Hey Aud,
I've got a proposal of sorts for you. It may help both of us, since we're kind of in the same boat.

You say your H won't share, open up, and especially not discuss the tough topics.

Do you want to share you feelings with me? And I mean your feelings, not your thoughts, logical ideas, analysis, but how you feel. If you would like, I would try to share how I feel too, although it's hard to put into words (once I see them in words, I become judgemental and think I'm pretty stupid for feeling the way I do - but hey, the feelings are there and have to be dealt with, so they aren't silly).

I want to give advice, solve the problems, but I don't have the answers. I think I have to learn and understand more before I can figure it all out, or know what I can and can't figure out.

On a related, but not the same topic (really), what has your H failed to do from your list? IC is what I'm thinking. Maybe he still travels alone too. Hopefully that's it. How is he with the kids? How are the kids?

back to feelings. When I try to express how I feel to my W, how I want passion, I want to be wanted, chosen, desired, understood: she hears it as I want more sex. I can't seem to get my point across. I come across, to her, as needy and spoiled.
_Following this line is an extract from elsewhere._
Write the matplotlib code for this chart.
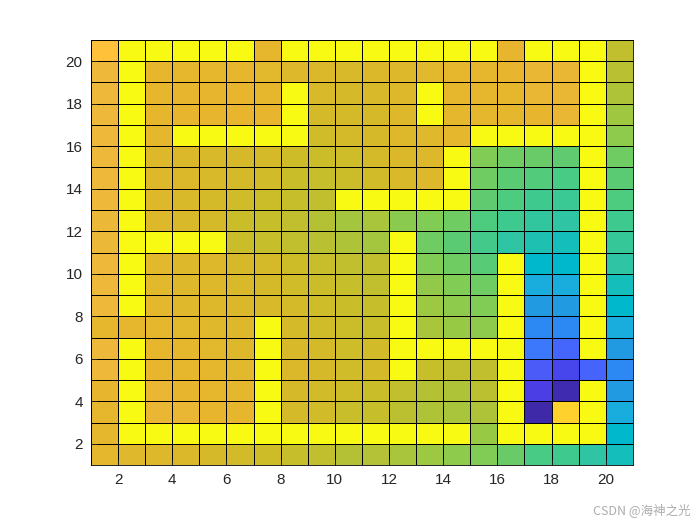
import numpy as np
import matplotlib
matplotlib.use("Agg")
import matplotlib.pyplot as plt
from matplotlib.colors import LinearSegmentedColormap

# cell values, rows listed from top (y=20) to bottom (y=1), columns x=1..20
row20 = [94, 100, 100, 100, 100, 100, 89, 100, 100, 100, 100, 100, 100, 100, 100, 89.5, 100, 100, 100, 77.5]
row19 = [92, 100, 89, 89, 89, 89, 87, 85.5, 84, 83.5, 84, 85.5, 87, 89, 89, 90, 91, 91, 100, 76]
row18 = [92, 100, 89, 90, 90, 89.5, 89, 100, 83.5, 83, 83.5, 85.5, 100, 89, 89, 89, 91, 91, 100, 74.5]
row17 = [92, 100, 89, 90, 90, 90, 90, 100, 82.5, 82.5, 83, 85, 100, 88, 88, 88, 90, 91, 100, 72.5]
row16 = [92, 100, 88, 100, 100, 100, 100, 100, 81.5, 82.5, 83, 85, 86, 88.5, 100, 100, 100, 100, 100, 70.5]
row15 = [92, 100, 85.5, 84, 83.5, 83, 82.5, 80.5, 80, 81, 82.5, 84, 85, 100, 69, 66, 65, 63, 100, 66]
row14 = [92, 100, 85.5, 84, 83.5, 82.5, 82, 79.5, 78.5, 80, 82, 83.5, 85, 100, 66, 62, 60, 58, 100, 62]
row13 = [92, 100, 85, 83.5, 82.5, 81.5, 80, 78.5, 77.5, 100, 100, 100, 100, 100, 63, 59, 56, 55, 100, 59]
row12 = [91.5, 100, 85, 83.5, 82.5, 79.5, 78.5, 77.5, 75.5, 73, 73.5, 70, 69, 66, 59, 56, 53, 52, 100, 56]
row11 = [91.5, 100, 100, 100, 100, 79.5, 78.5, 77.5, 76, 74.5, 73, 100, 66, 62, 57, 52, 49, 47, 100, 54]
row10 = [92, 100, 87, 85.5, 85, 83, 82.5, 80.5, 79, 77.5, 77.5, 100, 69, 66, 61, 100, 42, 42, 100, 52]
row9 = [92, 100, 87, 85.5, 85, 83.5, 82.5, 81.5, 80, 78.5, 77.5, 100, 71, 69, 66, 100, 37, 37, 100, 47]
row8 = [92, 100, 88, 86, 85.5, 84, 83.5, 82.5, 81, 79.5, 78.5, 100, 72, 70.5, 69, 100, 32, 32, 100, 42]
row7 = [89, 89, 88, 87, 86, 85, 100, 82.5, 81.5, 80, 79, 100, 73.5, 71.5, 70.5, 100, 27, 27, 100, 37]
row6 = [92, 100, 89, 88, 87, 85.5, 100, 83.5, 82.5, 81, 82, 100, 100, 100, 100, 100, 22, 18, 100, 32]
row5 = [92, 100, 90, 89, 88, 87, 100, 84, 83, 81.5, 82.5, 100, 78.5, 77.5, 77.5, 100, 15, 12, 17, 27]
row4 = [90, 100, 91, 90, 89, 88, 100, 83, 82, 80.5, 79.5, 77.5, 75.5, 74.5, 76.5, 100, 9, 1, 100, 32]
row3 = [89, 100, 91, 91, 90, 89, 100, 82.5, 82, 79, 78.5, 76.5, 74.5, 73.5, 74.5, 100, 0, 96, 100, 37]
row2 = [88, 100, 100, 100, 100, 100, 100, 100, 100, 100, 100, 100, 100, 100, 71.5, 100, 100, 100, 100, 42]
row1 = [88, 86, 85, 84, 83, 82, 80.5, 78.5, 77.5, 75.5, 75, 73.5, 72, 70.5, 69, 65, 58, 56, 52, 47]

rows_top_down = [row20, row19, row18, row17, row16, row15, row14, row13, row12, row11,
                 row10, row9, row8, row7, row6, row5, row4, row3, row2, row1]
C = np.array(rows_top_down[::-1])

xticks = [2, 4, 6, 8, 10, 12, 14, 16, 18, 20]
yticks = [2, 4, 6, 8, 10, 12, 14, 16, 18, 20]

# parula-like colormap
anchors = [(0, "#3E29A8"), (9, "#4A3EE4"), (12, "#4646EC"), (15, "#4A5CF8"), (18, "#4466FC"),
           (22, "#3C78FC"), (27, "#2C88F2"), (32, "#229AE2"), (37, "#18ADDC"), (42, "#00B8CC"),
           (47, "#14BEBA"), (52, "#2EC4A4"), (56, "#3ECA8F"), (60, "#52CC7A"), (63, "#60CA70"),
           (66, "#6ECC62"), (69, "#80CC56"), (72, "#9CC842"), (75, "#B2C236"), (78, "#C4BE2C"),
           (81, "#CEBC28"), (84, "#DAB82A"), (87, "#E2B82C"), (90, "#E8B62E"), (92, "#ECB83A"),
           (94, "#FEC03A"), (96, "#FFD02E"), (100, "#F8FA14")]
cmap = LinearSegmentedColormap.from_list("parula_like", [(v / 100, c) for v, c in anchors], N=512)

plt.rcParams["font.family"] = ["Liberation Sans", "DejaVu Sans"]

fig = plt.figure(figsize=(7, 5.25), dpi=100)
ax = fig.add_axes([0.13, 0.114, 0.774, 0.81])

x = np.arange(1, 22)
y = np.arange(1, 22)
ax.pcolormesh(x, y, C, cmap=cmap, vmin=0, vmax=100, edgecolors="black", linewidth=0.6)

ax.set_xlim(1, 21)
ax.set_ylim(1, 21)
ax.set_xticks(xticks)
ax.set_yticks(yticks)
ax.tick_params(direction="in", length=4, width=0.6, colors="#262626", labelsize=11,
               top=False, right=False, pad=6)
for s in ax.spines.values():
    s.set_linewidth(0.6)
    s.set_color("black")

fig.text(0.986, 0.015, "CSDN @海神之光", ha="right", va="bottom", fontsize=9, color="#ADADAD",
         family=["Noto Sans CJK SC", "DejaVu Sans"])

fig.savefig("out.png", dpi=100)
Well, I'm tired of saying I'm wrong, that I want to much, that I shouldn't be needy. I do have needs and wants and I'm not going to settle or be a martyr. I'm going to figure this out and make it work.

I don't know what making it work means. I think I do, but it could have more to do with me learning something about myself and changing instead of more passion in my M/R. I could mean my W and I go our separate ways.
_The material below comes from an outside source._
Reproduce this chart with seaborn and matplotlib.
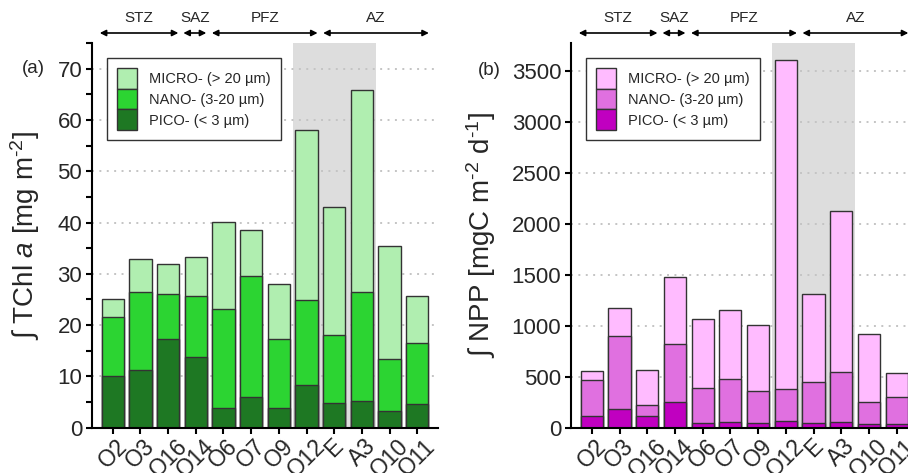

It will take courage. I don't want to lose my W, or see my family split. It hurt worse than anything when she left. I'd rather not go through that again. But if I have to go through pain to be healthy, I'll do it. I'm afraid of her rejection, of her leaving, of her not being able to be the passionate kind of woman I desire, of me truly being a spoiled needy sexually obsessed guy. I have to push myself to face those fears and keep exploring, asking, and pushing.

I'd love to get this process done in a week, but I'm guessing it's going to take years. I'm hoping my W will stick around and go through it with me, regardless of what deep, evil things might pop up. I'm guessing she has a similar journey to go on; in parallel hopefully.

I don't know Aud, what do you think? What do you feel? What are you afraid of? Can you picture the worst thing that could happen, face it, and keep standing? If not, what will you do?

You want passion and closeness too. Are you needy? My guess is your not, but is anybody who wants something more needy?

How does it feel? To me, it feels like rejection. I'm not good enough, or I'm defective in some way to even want what I want. It's hard to feel that way. But you know, she left, for OM no less, and I'm OK. I like me. That feels good. I know I'm strong. I know I can make it, and thrive, on my own.

But I want someone with me on the journey. I'm not willing to sacrifice myself to have that someone, but I would like to have a companion.

My wife is a good person. I want her, I chose her, to be my companion. How do I make that work? How do I, or better yet, we (I'm shouldn't be doing this all on my own), merge our two independent lives?

aaaaaaagh. At one time it was easy. That was so long ago, so many years ago.

And, in closing :-D things continue to be pretty darn good. It's hard being physically separated as we are, but we talk, we connect (just not as often or as deeply as I'd like). I have a lot of hope.

Does any of this mirror what you are feeling and thinking, Aud?